This has really challenged my ability to debug R code.
I want to use ddply()
to apply the same functions to different columns that are sequentially named; eg. a, b, c. To do this I intend to repeatedly pass the column name as a string and use the eval(parse(text=ColName))
to allow the function to reference it. I grabbed this technique from another answer.
And this works well, until I put ddply()
inside another function. Here is the sample code:
# Required packages:
library(plyr)
myFunction <- function(x, y){
NewColName = "a"
z = ddply(x, y, summarize,
Ave = mean(eval(parse(text=NewColName)), na.rm=TRUE)
)
return(z)
}
a = c(1,2,3,4)
b = c(0,0,1,1)
c = c(5,6,7,8)
df = data.frame(a,b,c)
sv = c("b")
#This works.
ColName = "a"
ddply(df, sv, summarize,
Ave = mean(eval(parse(text=ColName)), na.rm=TRUE)
)
#This doesn't work
#Produces error: "Error in parse(text = NewColName) : object 'NewColName' not found"
myFunction(df,sv)
#Output in both cases should be
# b Ave
#1 0 1.5
#2 1 3.5
Any ideas? NewColName is even defined inside the function!
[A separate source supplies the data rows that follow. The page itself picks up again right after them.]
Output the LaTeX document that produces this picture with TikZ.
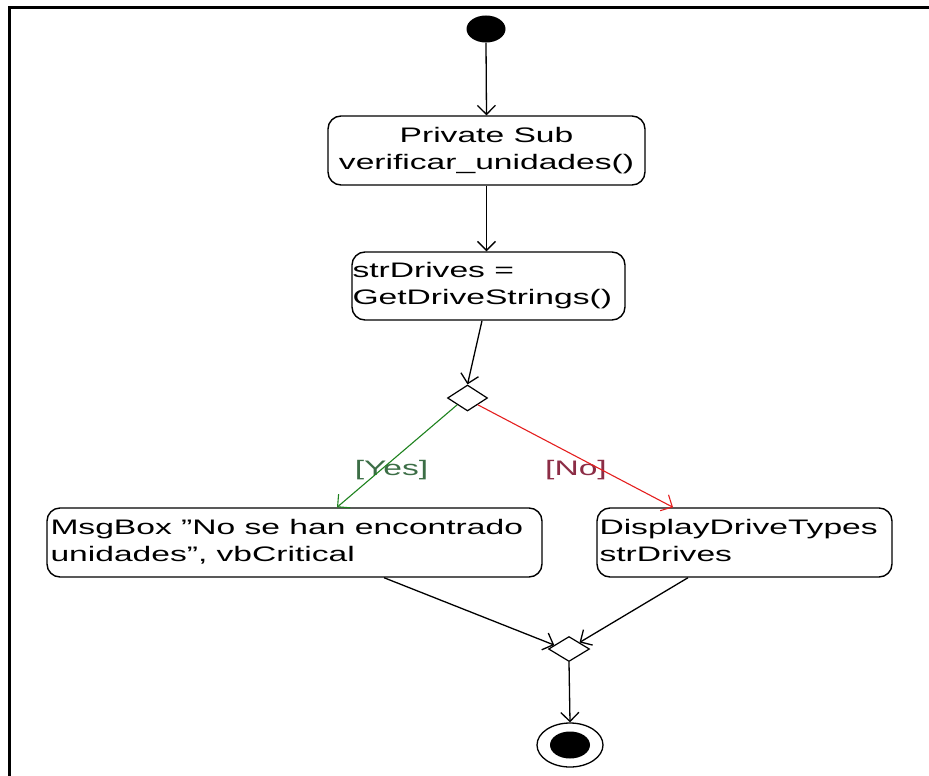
\documentclass[tikz,border=0pt]{standalone}
\usepackage{fontspec}
\setmainfont{Liberation Sans}[Ligatures=ResetAll]
\usepackage{graphicx}
\usetikzlibrary{shapes.geometric,arrows.meta,calc}
\definecolor{flowgreen}{RGB}{30,130,30}
\definecolor{flowred}{RGB}{228,30,30}
\definecolor{yestext}{RGB}{60,110,70}
\definecolor{notext}{RGB}{140,45,70}
\newcommand\widetext[2]{\scalebox{1.6}[1]{\begin{tabular}{@{}#1@{}}#2\end{tabular}}}
\begin{document}
\begin{tikzpicture}[x=1pt,y=-1pt,
  box/.style={draw, line width=1.4pt, rounded corners=13pt, inner sep=0pt},
  txt/.style={inner sep=0pt, font=\fontsize{21}{27}\selectfont},
  flow/.style={line width=1.3pt, -{Straight Barb[length=9pt,width=18pt]}},
  decision/.style={diamond, draw, line width=1.2pt, inner sep=0pt, fill=white},
  frameline/.style={line width=3pt}
]
\useasboundingbox (0,0) rectangle (929,776);
% frame
\draw[frameline] (9,776) -- (9,8) -- (929,8);

% nodes
\node[ellipse, fill=black, minimum width=39pt, minimum height=27pt, inner sep=0pt] (start) at (486,29) {};
\node[box, minimum width=317pt, minimum height=69pt] (b1) at (486.5,150.5) {};
\node[txt] (t1) at (b1.center) {\widetext{c}{Private Sub\\verificar\_unidades()}};
\node[box, minimum width=273pt, minimum height=68pt] (b2) at (488.5,286) {};
\node[txt, anchor=west] (t2) at ([xshift=1pt]b2.west) {\widetext{l}{strDrives =\\GetDriveStrings()}};
\node[decision, minimum width=40pt, minimum height=26pt] (d1) at (467.5,398) {};
\node[box, minimum width=495pt, minimum height=69pt] (b3) at (294.5,542.5) {};
\node[txt, anchor=west] (t3) at ([xshift=4pt]b3.west) {\widetext{l}{MsgBox "No se han encontrado\\unidades", vbCritical}};
\node[box, minimum width=295pt, minimum height=69pt] (b4) at (744.5,542.5) {};
\node[txt, anchor=west] (t4) at ([xshift=3pt]b4.west) {\widetext{l}{DisplayDriveTypes\\strDrives}};
\node[decision, minimum width=41pt, minimum height=25pt] (m) at (569,649) {};
\node[ellipse, draw, line width=1.3pt, minimum width=66pt, minimum height=44pt, inner sep=0pt] (final) at (570,745) {};
\node[ellipse, fill=black, minimum width=40pt, minimum height=27pt, inner sep=0pt] (finaldot) at (final.center) {};

% labels
\node[txt, text=yestext] (yes) at (391.5,470) {\scalebox{1.6}[1]{[Yes]}};
\node[txt, text=notext] (no) at (576,470) {\scalebox{1.6}[1]{[No]}};

% connectors
\draw[flow] (start.south) -- (b1.north);
\draw[flow] (b1.south) -- (b1.south |- b2.north);
\draw[flow] ([xshift=-6.5pt]b2.south) -- (d1.north);
\draw[flow, flowgreen, line width=1.1pt] (d1.south west) -- ([xshift=42.5pt]b3.north);
\draw[flow, flowred, line width=1.1pt] (d1.south east) -- ([xshift=-71.5pt]b4.north);
\draw[flow] ([xshift=89.5pt]b3.south) -- ($(m.west)!0.3!(m.north)$);
\draw[flow] ([xshift=-56.5pt]b4.south) -- (m.north east);
\draw[flow] (m.south) -- (final.north);
\end{tikzpicture}
\end{document}
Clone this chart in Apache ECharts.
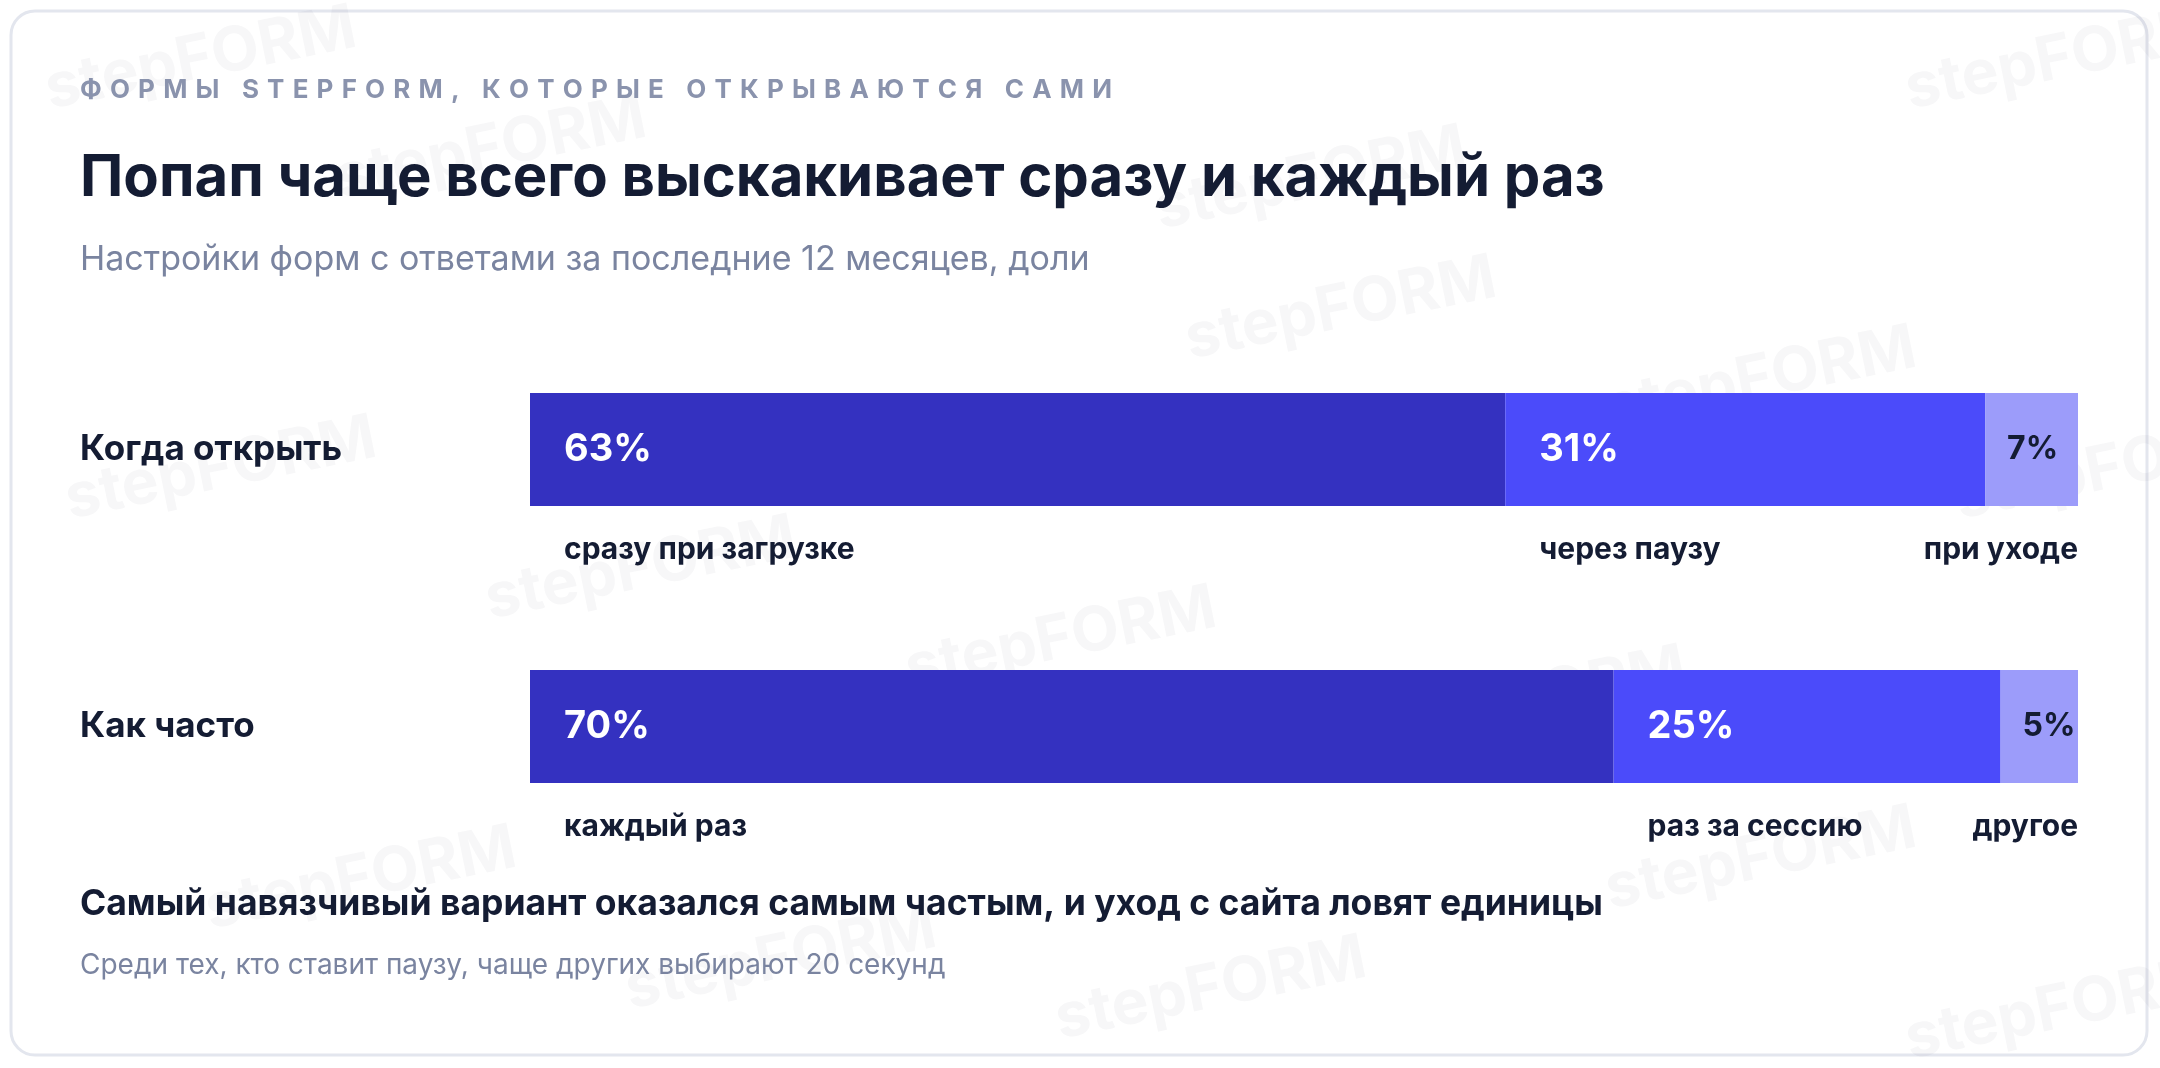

I thought the answer to this question, loops-to-create-new-variables-in-ddply, might help me but I've done enough head banging for today and it's time to raise my hand and ask for help.
Today's solution to this question is to make summarize
into here(summarize)
. e.g.
myFunction <- function(x, y){
NewColName = "a"
z = ddply(x, y, here(summarize),
Ave = mean(eval(parse(text=NewColName)), na.rm=TRUE)
)
return(z)
}
here(f)
, added to plyr in Dec 2012, captures the current context.